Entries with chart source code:
** Start **
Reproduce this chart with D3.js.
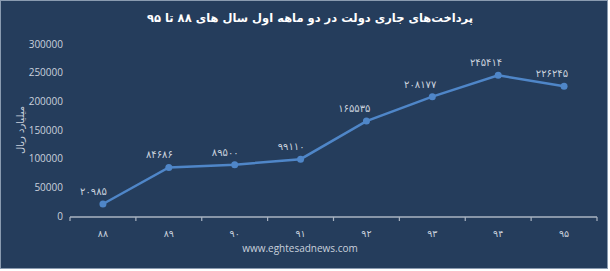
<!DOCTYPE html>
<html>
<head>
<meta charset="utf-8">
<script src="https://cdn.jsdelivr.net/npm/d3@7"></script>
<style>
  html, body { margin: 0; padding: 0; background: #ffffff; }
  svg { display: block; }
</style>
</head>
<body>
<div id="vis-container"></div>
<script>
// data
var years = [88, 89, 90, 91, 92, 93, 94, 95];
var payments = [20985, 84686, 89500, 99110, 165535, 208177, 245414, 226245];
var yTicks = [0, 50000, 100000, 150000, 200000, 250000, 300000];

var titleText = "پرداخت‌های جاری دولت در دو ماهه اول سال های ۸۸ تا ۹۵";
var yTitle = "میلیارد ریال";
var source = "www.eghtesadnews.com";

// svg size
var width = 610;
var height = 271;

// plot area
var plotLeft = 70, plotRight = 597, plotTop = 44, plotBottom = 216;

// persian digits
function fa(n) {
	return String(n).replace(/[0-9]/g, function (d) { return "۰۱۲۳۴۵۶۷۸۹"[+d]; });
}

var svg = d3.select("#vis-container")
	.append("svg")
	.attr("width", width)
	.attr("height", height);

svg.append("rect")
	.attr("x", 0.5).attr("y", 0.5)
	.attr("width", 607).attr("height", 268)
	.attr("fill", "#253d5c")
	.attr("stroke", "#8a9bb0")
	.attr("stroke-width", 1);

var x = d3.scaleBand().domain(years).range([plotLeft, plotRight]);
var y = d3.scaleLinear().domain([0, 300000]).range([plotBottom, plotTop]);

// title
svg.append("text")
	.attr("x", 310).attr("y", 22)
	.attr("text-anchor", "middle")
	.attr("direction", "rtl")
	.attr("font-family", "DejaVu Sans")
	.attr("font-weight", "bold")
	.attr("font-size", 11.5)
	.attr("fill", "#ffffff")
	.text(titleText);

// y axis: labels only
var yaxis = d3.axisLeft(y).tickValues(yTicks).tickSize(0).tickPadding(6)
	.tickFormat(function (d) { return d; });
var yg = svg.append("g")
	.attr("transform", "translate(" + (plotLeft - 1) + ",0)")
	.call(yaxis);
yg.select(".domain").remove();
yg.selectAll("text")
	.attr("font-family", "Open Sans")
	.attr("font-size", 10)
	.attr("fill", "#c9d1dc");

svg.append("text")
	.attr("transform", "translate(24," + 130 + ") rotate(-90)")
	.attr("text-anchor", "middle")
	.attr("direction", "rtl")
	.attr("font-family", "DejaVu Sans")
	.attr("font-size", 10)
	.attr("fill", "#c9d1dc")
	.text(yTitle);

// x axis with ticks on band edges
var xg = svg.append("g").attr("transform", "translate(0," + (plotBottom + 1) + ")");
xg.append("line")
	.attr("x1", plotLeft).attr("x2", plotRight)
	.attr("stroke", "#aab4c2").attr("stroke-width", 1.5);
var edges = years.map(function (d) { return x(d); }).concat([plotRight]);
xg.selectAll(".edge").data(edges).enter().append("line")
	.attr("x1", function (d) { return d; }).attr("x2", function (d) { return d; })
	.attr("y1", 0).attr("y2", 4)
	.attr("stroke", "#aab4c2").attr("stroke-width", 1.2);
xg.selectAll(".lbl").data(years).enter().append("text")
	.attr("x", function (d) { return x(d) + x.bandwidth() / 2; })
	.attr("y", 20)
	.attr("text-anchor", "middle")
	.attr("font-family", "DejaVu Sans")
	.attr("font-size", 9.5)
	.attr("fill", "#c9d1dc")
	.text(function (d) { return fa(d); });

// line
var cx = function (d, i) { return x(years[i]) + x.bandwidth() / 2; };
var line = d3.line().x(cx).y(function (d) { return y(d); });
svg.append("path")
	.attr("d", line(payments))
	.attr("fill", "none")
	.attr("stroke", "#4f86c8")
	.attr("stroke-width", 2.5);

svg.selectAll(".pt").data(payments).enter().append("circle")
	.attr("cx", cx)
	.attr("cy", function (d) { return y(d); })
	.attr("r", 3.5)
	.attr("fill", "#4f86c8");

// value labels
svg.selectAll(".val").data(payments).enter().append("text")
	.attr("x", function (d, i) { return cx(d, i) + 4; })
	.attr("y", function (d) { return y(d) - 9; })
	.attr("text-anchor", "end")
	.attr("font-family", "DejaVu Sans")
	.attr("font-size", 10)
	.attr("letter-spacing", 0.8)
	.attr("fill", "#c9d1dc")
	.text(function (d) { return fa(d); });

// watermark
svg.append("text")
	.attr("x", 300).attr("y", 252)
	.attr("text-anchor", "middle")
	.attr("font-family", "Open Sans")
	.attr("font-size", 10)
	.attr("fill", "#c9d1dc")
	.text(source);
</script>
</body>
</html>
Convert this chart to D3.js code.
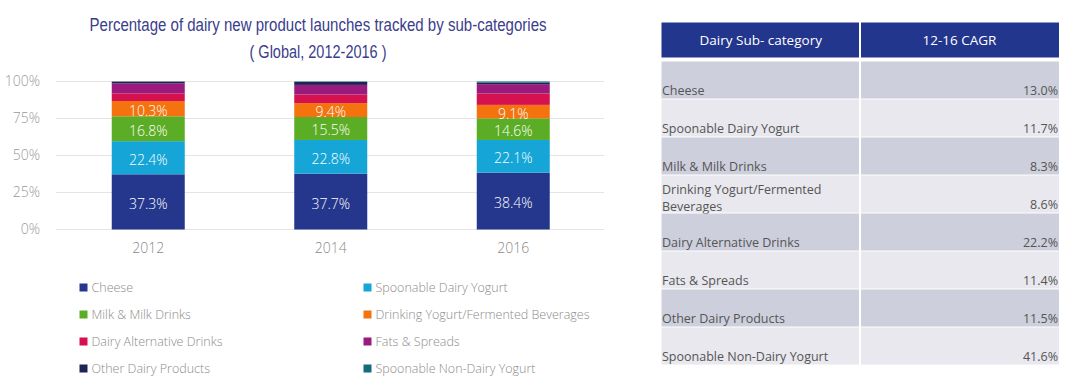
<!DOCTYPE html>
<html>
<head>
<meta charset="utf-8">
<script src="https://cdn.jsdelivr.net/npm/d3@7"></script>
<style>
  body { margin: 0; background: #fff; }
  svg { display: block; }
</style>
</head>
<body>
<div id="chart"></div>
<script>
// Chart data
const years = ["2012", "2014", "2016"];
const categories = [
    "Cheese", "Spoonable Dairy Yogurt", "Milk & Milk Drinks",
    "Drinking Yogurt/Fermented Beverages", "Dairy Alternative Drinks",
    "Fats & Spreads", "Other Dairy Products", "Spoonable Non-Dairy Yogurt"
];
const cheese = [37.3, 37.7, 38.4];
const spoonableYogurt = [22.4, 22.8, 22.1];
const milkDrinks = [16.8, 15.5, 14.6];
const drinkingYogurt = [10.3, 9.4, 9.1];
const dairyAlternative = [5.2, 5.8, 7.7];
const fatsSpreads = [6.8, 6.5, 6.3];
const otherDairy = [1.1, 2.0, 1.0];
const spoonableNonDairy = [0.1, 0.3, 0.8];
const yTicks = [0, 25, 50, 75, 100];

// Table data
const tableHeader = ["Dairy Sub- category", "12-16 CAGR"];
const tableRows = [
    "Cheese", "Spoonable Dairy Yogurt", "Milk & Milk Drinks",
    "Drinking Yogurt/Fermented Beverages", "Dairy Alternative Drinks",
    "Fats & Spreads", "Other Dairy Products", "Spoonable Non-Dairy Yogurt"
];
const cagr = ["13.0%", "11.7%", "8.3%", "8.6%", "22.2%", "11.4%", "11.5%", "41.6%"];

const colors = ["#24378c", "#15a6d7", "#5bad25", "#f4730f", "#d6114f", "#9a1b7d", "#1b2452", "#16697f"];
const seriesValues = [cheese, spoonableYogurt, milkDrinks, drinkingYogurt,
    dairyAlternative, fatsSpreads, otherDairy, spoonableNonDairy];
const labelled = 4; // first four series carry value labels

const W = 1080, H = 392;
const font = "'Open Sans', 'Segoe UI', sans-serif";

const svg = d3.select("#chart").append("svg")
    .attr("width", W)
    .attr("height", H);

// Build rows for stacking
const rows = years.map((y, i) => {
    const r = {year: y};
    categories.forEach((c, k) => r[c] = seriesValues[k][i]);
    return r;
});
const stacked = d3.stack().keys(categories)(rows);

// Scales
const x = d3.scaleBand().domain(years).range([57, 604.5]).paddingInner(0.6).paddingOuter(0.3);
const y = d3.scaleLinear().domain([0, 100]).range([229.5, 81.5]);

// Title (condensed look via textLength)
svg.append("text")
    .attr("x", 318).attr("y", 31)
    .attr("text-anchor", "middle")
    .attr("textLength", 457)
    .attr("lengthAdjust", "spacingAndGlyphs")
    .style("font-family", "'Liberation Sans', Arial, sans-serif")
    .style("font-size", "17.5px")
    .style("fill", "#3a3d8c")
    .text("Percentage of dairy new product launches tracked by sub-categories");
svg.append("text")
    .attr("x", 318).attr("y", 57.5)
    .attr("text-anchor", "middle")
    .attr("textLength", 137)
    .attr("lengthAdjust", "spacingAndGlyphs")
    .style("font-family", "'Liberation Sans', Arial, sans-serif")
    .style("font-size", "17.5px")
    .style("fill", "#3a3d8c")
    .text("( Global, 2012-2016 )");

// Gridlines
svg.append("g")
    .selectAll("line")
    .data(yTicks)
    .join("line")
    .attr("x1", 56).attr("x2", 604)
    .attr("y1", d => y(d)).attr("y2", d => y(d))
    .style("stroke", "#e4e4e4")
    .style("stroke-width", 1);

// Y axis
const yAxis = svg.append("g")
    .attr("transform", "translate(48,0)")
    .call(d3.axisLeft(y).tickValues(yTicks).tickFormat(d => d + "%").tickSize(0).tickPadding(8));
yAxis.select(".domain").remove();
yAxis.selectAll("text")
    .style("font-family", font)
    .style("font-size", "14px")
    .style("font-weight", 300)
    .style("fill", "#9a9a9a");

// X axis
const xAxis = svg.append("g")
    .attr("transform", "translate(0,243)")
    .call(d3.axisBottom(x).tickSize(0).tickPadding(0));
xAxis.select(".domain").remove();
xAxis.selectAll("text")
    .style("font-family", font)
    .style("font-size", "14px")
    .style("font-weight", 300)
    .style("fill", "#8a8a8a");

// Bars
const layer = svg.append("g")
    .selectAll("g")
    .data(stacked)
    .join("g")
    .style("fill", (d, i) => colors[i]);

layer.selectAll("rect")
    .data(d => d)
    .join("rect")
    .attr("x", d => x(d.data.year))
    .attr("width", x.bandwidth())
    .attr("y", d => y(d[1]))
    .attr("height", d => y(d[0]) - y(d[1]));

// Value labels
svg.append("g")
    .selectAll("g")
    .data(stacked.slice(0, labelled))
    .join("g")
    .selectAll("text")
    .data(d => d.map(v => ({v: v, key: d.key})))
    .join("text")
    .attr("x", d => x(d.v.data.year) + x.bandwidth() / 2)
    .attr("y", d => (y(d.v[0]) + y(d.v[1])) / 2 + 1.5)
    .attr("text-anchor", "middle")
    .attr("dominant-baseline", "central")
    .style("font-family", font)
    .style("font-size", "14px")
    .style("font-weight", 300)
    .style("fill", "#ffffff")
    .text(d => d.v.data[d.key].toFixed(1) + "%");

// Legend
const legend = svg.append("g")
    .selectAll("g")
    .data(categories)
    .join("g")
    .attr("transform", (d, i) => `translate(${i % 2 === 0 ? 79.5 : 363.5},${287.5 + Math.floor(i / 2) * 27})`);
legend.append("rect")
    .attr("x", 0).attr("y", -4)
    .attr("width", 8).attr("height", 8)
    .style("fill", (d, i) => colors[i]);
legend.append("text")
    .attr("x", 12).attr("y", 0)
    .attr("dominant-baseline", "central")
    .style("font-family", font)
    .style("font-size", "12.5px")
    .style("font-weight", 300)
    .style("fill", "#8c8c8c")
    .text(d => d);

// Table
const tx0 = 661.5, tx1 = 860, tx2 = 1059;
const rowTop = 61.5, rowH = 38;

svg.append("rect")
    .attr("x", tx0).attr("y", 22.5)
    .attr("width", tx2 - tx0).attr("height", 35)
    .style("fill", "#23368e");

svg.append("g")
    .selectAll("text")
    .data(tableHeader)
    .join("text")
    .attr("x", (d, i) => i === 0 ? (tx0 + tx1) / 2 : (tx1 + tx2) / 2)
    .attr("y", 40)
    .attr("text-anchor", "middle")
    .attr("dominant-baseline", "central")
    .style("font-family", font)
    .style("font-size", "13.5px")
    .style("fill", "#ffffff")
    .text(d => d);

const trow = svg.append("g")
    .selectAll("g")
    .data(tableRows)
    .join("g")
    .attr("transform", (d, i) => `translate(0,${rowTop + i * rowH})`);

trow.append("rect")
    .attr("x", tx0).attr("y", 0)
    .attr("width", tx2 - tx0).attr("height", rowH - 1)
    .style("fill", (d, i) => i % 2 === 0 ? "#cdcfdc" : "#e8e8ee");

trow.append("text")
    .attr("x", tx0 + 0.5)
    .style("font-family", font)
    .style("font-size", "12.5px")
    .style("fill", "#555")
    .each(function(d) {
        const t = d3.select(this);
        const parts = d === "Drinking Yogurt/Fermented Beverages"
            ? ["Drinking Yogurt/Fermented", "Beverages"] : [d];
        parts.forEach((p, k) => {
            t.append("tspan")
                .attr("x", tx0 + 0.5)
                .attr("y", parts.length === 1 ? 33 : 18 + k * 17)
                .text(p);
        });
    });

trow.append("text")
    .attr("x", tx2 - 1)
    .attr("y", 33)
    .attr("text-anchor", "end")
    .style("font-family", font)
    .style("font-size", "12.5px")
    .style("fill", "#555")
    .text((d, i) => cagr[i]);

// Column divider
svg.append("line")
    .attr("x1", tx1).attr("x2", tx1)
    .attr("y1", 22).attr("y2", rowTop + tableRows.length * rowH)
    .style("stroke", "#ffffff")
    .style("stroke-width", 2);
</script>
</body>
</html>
** End **
Copy every line of the records above that holds the word "this".

Reproduce this chart with D3.js.
Convert this chart to D3.js code.
        const t = d3.select(this);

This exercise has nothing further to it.